Ray Derby on Pipestone
"[Indian culture] was never not normal, because you grow up with it. It’s like a farm kid growing up on a farm, he always knows the smell of cows. Growing up, there was a lot of racism, a lot of prejudice in this town. I can recall a long time ago some of these things had an impact on my life. You can’t change your skin. So you move forward, and you accept, and let people know you’re not happy with their perceptions of you as an individual of color."
I met Ray Derby while poking around Little Feather Indian Center, accidentally interrupting a family meeting on the future of Little Feather. Ray is a man with short greying hair and the air and look of a once great high school football player–which he was. Ray played football, wrestled, and ran track at the public school he went to in Pipestone. After graduating from high school, Ray left Pipestone to study computer science at a local community college and then worked around the country as an IT technician.
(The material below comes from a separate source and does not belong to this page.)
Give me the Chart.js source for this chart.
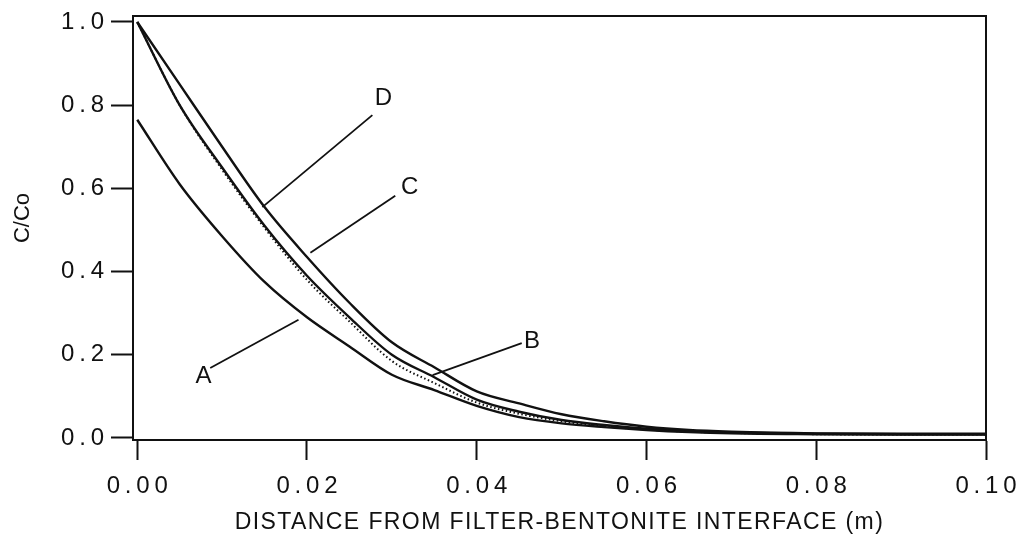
<!DOCTYPE html>
<html>
<head>
<meta charset="utf-8">
<script src="https://cdn.jsdelivr.net/npm/chart.js@4.4.1/dist/chart.umd.min.js"></script>
<style>
    body { margin: 0; background: #fff; }
    #wrap { width: 1016px; height: 540px; }
</style>
</head>
<body>
<div id="wrap"><canvas id="profileChart" width="1016" height="540"></canvas></div>
<script>
// distance from interface (m) and C/Co for each curve
var distance = [0, 0.005, 0.01, 0.015, 0.02, 0.025, 0.03, 0.035, 0.04, 0.045, 0.05, 0.055, 0.06, 0.065, 0.07, 0.08, 0.09, 0.10];
var curveA = [0.765, 0.61, 0.485, 0.375, 0.29, 0.22, 0.152, 0.115, 0.077, 0.05, 0.035, 0.026, 0.019, 0.014, 0.011, 0.009, 0.008, 0.008];
var curveB = [1.0, 0.80, 0.645, 0.505, 0.38, 0.28, 0.185, 0.132, 0.085, 0.058, 0.04, 0.028, 0.02, 0.015, 0.012, 0.009, 0.008, 0.008];
var curveC = [1.0, 0.80, 0.65, 0.51, 0.39, 0.29, 0.2, 0.146, 0.092, 0.063, 0.043, 0.031, 0.022, 0.016, 0.013, 0.01, 0.009, 0.009];
var curveD = [1.0, 0.85, 0.70, 0.555, 0.435, 0.325, 0.23, 0.17, 0.112, 0.083, 0.057, 0.04, 0.027, 0.019, 0.015, 0.011, 0.01, 0.01];

var xTicks = [0, 0.02, 0.04, 0.06, 0.08, 0.10];
var yTicks = [0, 0.2, 0.4, 0.6, 0.8, 1.0];

var xTitle = 'DISTANCE FROM FILTER-BENTONITE INTERFACE (m)';
var yTitle = 'C/Co';

// curve labels with their leader lines, in data units
var labelNames = ['A', 'B', 'C', 'D'];
var labelAt = [[0.0078, 0.149], [0.0465, 0.231], [0.0321, 0.603], [0.029, 0.817]];
var leaderFrom = [[0.0086, 0.168], [0.0453, 0.228], [0.0304, 0.582], [0.0277, 0.776]];
var leaderTo = [[0.019, 0.284], [0.0348, 0.151], [0.0204, 0.445], [0.01474, 0.555]];

var FONT = "'Liberation Sans', Arial, Helvetica, sans-serif";

function toPoints(values) {
    let pts = new Array(values.length);
    for (var i = 0; i < values.length; i++)
        pts[i] = { x: distance[i], y: values[i] };
    return pts;
}

// spread the digits like the old typeset labels
function spaced(str) {
    return str.split('').join('\u2009');
}

function makeSet(label, values, dash) {
    return {
        label: label,
        data: toPoints(values),
        borderColor: '#111',
        borderWidth: dash ? 2 : 2.4,
        borderDash: dash || [],
        pointRadius: 0,
        fill: false,
        cubicInterpolationMode: 'monotone'
    };
}

var framePlugin = {
    id: 'frame',
    afterDatasetsDraw: function (chart) {
        let ctx = chart.ctx;
        let a = chart.chartArea;
        let xs = chart.scales.x, ys = chart.scales.y;
        ctx.save();
        ctx.strokeStyle = '#111';
        ctx.lineWidth = 2;
        ctx.strokeRect(a.left, a.top, a.right - a.left, a.bottom - a.top);

        ctx.lineWidth = 1.8;
        ctx.fillStyle = '#111';
        ctx.font = '24px ' + FONT;
        ctx.textAlign = 'center';
        ctx.textBaseline = 'middle';
        for (var i = 0; i < labelNames.length; i++) {
            ctx.beginPath();
            ctx.moveTo(xs.getPixelForValue(leaderFrom[i][0]), ys.getPixelForValue(leaderFrom[i][1]));
            ctx.lineTo(xs.getPixelForValue(leaderTo[i][0]), ys.getPixelForValue(leaderTo[i][1]));
            ctx.stroke();
            ctx.fillText(labelNames[i], xs.getPixelForValue(labelAt[i][0]), ys.getPixelForValue(labelAt[i][1]));
        }
        ctx.restore();
    },
    afterDraw: function (chart) {
        let ctx = chart.ctx;
        let a = chart.chartArea;
        ctx.save();
        ctx.fillStyle = '#111';
        ctx.textAlign = 'center';
        ctx.textBaseline = 'middle';
        ctx.font = '23px ' + FONT;
        ctx.letterSpacing = '1.4px';
        ctx.fillText(xTitle, (a.left + a.right) / 2, 523);

        ctx.letterSpacing = '0px';
        ctx.font = '22px ' + FONT;
        ctx.translate(23, 218);
        ctx.rotate(-Math.PI / 2);
        ctx.fillText(yTitle, 0, 0);
        ctx.restore();
    }
};

var ctx = document.getElementById('profileChart').getContext('2d');
var profileChart = new Chart(ctx, {
    type: 'line',
    data: {
        datasets: [
            makeSet('A', curveA),
            makeSet('B', curveB, [1.5, 2.5]),
            makeSet('C', curveC),
            makeSet('D', curveD)
        ]
    },
    options: {
        responsive: false,
        animation: false,
        layout: {
            padding: { top: 16, right: 30, left: 0, bottom: 0 }
        },
        plugins: {
            legend: { display: false },
            tooltip: { enabled: false }
        },
        scales: {
            x: {
                type: 'linear',
                min: -0.0005,
                max: 0.1,
                afterBuildTicks: function (scale) {
                    scale.ticks = xTicks.map(function (v) { return { value: v }; });
                },
                afterFit: function (scale) {
                    scale.height = 100;
                    scale.paddingLeft = 0;
                    scale.paddingRight = 0;
                },
                grid: {
                    drawOnChartArea: false,
                    drawTicks: true,
                    tickLength: 20,
                    tickWidth: 2,
                    tickColor: '#111'
                },
                border: { display: true, color: '#111', width: 2 },
                ticks: {
                    color: '#111',
                    padding: 12,
                    maxRotation: 0,
                    font: { family: FONT, size: 24 },
                    callback: function (v) { return spaced(v.toFixed(2)); }
                }
            },
            y: {
                type: 'linear',
                min: -0.005,
                max: 1.0144,
                afterBuildTicks: function (scale) {
                    scale.ticks = yTicks.map(function (v) { return { value: v }; });
                },
                afterFit: function (scale) {
                    scale.width = 133;
                    scale.paddingTop = 0;
                    scale.paddingBottom = 0;
                },
                grid: {
                    drawOnChartArea: false,
                    drawTicks: true,
                    tickLength: 22,
                    tickWidth: 2,
                    tickColor: '#111'
                },
                border: { display: true, color: '#111', width: 2 },
                ticks: {
                    color: '#111',
                    padding: 7,
                    font: { family: FONT, size: 24 },
                    callback: function (v) { return spaced(v.toFixed(1)); }
                }
            }
        }
    },
    plugins: [framePlugin]
});
</script>
</body>
</html>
At the time of our interview in 2012, Ray and his wife from Chicago had just moved to Pipestone to help run the Little Feather Indian Center after the death in 2010 of Ray’s father, Chuck, who founded the organization. Prior to this, Ray had spent thirty years away from his community, working with computers in Chicago, Los Angeles, and Denver. Although his Anglo mother raised him as a Christian, Ray considers himself a “Native American Traditionalist”, and grew up quarrying Pipestone with his relatives. He is an enrolled member of the Sisseton band of Dakota people. Although I arrived unannounced, Ray sat with me for hours sharing with me his life story, his religious convictions, and his hopes for the Dakota community of Pipestone, while we shared the pack of cigarettes I was advised to bring for my interviews with Dakota people. Gifts of tobacco traditionally accompany not only prayer, but also establish proper relationships for moments of cultural teaching or cultural exchange. While some consider commercial tobacco problematic cigarettes contain tobacco so in a pinch, cigarettes will do.
Ray has been quarrying since he was a child:
“I grew up on making stone, from chanupas to small crafts. I gave a lot of things I made away, but I also did it to sustain my livelihood. It was a way to make money so I could pay bills or buy a bicycle or whatever. It was back in those days, when you saved money to get your stereo, or whatever you were after. So it was a way to make money to buy things, no different than it was 200 years ago. The Indian family might have had a pipe and gave it away, but they gave it away in trade for a buffalo hide of blanket. What’s being traded since those days has changed to green, paper money. I don’t believe there’s a significant difference between either situation, it’s just 150 years later.”
Ray reflected on growing up Dakota in Pipestone:
“[Indian culture] was never not normal, because you grow up with it. It’s like a farm kid growing up on a farm, he always knows the smell of cows. Growing up, there was a lot of racism, a lot of prejudice in this town. I can recall a long time ago some of these things had an impact on my life. You can’t change your skin. So you move forward, and you accept, and let people know you’re not happy with their perceptions of you as an individual of color. But through my schooling, I just knew there were other things out there for me. Getting an education was something my dad very much approved of. The economy here doesn’t support the kinda things I went to school for pursue. I had to move to where the jobs were, so I did. Not a lot of people stay here, after they graduate. Not a lot of people stay here. Unless you’ve got a farming family and gotta big outfit outside of town. There were two hundred of us that graduated from the [high] school, and I would bet 75-80% have left. At the time, there was nothing here for industry. There were only a couple of things to do, and everyone had bigger and better outlooks on what they wanted to do.
But you know what? I’ve always had a pipe. I’ve always had pipestone, I’ve always had my sage and my sweet grass. I’ve always carried that. —Ray Derby
"I’ve always had a pouch that I’ve carried with, you know, tobacco in it and hair, my own hair. It was kinda my protector. There’s a couple of stones, they go back years, they were called wotai stones. It can come from anywhere, but it depends on its significance, how you wanna look at it. And it happens to be something that catches your eye at a special time. And this wotai stone caught my eye one day my dad and I were in the quarry. And just out of nowhere I caught this glint of it. It’s a solid white stone with a lot of quartz on the outside, like a white-quartz. And it was a special time, being that I was with my dad and we were quarrying and I kept that stone to this day. That was in 1980 when I got that stone.”